Dental Health for Seniors: How to Properly Brush Your Teeth

A considerable amount of research has been undertaken regarding the proper way in which to brush your teeth. Appropriate dental care is particularly important for seniors because, like all parts of the body, teeth become more vulnerable as we age. In this article on dental health for seniors, we provide information about how to brush your teeth properly.

How to Select a Proper Toothbrush

There are a number of factors that you need to take into consideration when selecting a suitable toothbrush. These include:

  • Manual versus electric
  •  ADA accepted toothbrush
  •  Toothbrush bristles
  •  Size of the toothbrush head
  •  Handle flexibility

Manual Versus Electric

When selecting a toothbrush, you have two basic options. You can select a manual or electric toothbrush. If you select a quality product, choosing a manual or electric toothbrush becomes a matter of personal preference. The key is to ensure you understand the proper technique to brush your teeth, which is discussed in detail in a moment.

ADA Accepted Toothbrush

When on the market for a toothbrush, you are well served to select an option that has been accepted by the American Dental Association of ADA. You will see a tag on toothbrush packaging that indicates a particular product has been selected by the ADA.

Toothbrush Bristles

When it comes to toothbrush bristles, there are three options to select from. These are hard, medium, and soft. In most cases, a person is wise to go with soft bristles. When choosing medium or hard bristles, you may create problems with tooth enamel and your gums.

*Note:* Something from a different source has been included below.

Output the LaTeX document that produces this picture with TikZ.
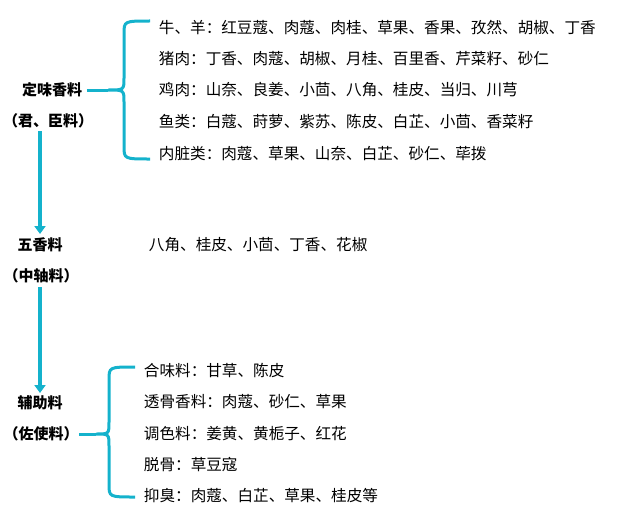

Your dentist might recommend a medium or hard bristle alternative. There may be a reason why this recommendation is being made, and you should discuss this with your dentist.

Size of Toothbrush Head

Another consideration to bear in mind when selecting a toothbrush is the size of the head. Toothbrushes come with heads of different sizes. You need to make sure that you select a derivation that can comfortably and easily reach all areas of your mouth, including your back teeth.

Handle Flexibility

In addition to considering the bristles and the size of the toothbrush head, you will also want to pay attention to handle flexibility. For more people, a more flexible handle makes sense. With a more flexible toothbrush handle, you are better able to get to harder-to-reach places in your mouth.

Consider Recommendations From Your Dentist

Your dentist may be able to make a toothbrush recommendation to you. Remember that your dentist will be the most familiar with your overall dental health and would be in an ideal position to make toothbrush recommendations for you.

Proper Technique for Brushing Your Teeth

Dentists are in relatively uniform agreement on the proper technique you should employ to brush your teeth. The steps in the process of properly brushing your teeth are as follows:

  • Brush your teeth using fluoride toothpaste for two minutes.
  •  Divide the time spent brushing among the upper left, upper right, lower left, and lower right teeth. You will want to spend 30 seconds per section.
  •  Angle the brush. The bristles should be aimed toward the gums where they meet the teeth. This is the natural junction where plaque can collect. Dentists stress that you want to avoid the bristles being perpendicular to your teeth, not at a 90-degree angle. Rather, you ideally want the bristles at a 45-degree angle for optimal impact.
  •  Make circles with the bristles. You do this by rotating the bristles around and around. You will want to do this in a gentle sweeping motion. This will help grab debris at the gum line.
  •  Brush without distractions so you can focus on your brushing technique.
  •  We already noted the need to be gentle. This is of such importance that we add a bit more to this specific requirement. If you press too hard while brushing, you will irritate and potentially injure your gums.
  •  Make certain you brush your tongue. Your tongue collects a considerable amount of bacteria that must be brushed away.
  •  Rinse your mouth and your brush. Wash away all traces of toothpaste and food debris away.
  •  Take a peek at your gums. When you finish brushing, pull your lips away from your teeth to see if you left food particles around your teeth. Your gums should not look red or swollen.

How Often Should You Change Your Toothbrush?

Ideally, you should replace your toothbrush every three months. However, if you are sick or have been exposed to germs, you may need to replace your toothbrush more often.

How Should I Store My Toothbrush?

How to store your toothbrush is an important question. Remember that improper storage can lead to bacteria growth and result in oral health problems. Here are a few tips on how to store your toothbrush:

  • Store your toothbrush in a dry place
  •  Store your toothbrush in a place where it will not be exposed to sunlight
  •  Store your toothbrush away from other objects that may harbor bacteria, such as dirty dishes
  •  If you are using an electric toothbrush, make sure to clean the brush head regularly

How Often Should I Get Professional Teeth Cleaning?

Finally, many people wonder how often they should get professional teeth cleaning. The answer depends on several factors, such as your oral hygiene habits and the state of your teeth and gums. In general, most people should visit the dentist for professional teeth cleaning every six months. However, if you have gum disease or other dental problems, you may need to go more often. Your dentist can assist you in developing a plan for regular teeth cleanings.

Regular teeth cleanings also allow your dentist to examine your teeth and mouth. This is important to ensure that any potential dental or oral health issues are detected early on and can be addressed promptly.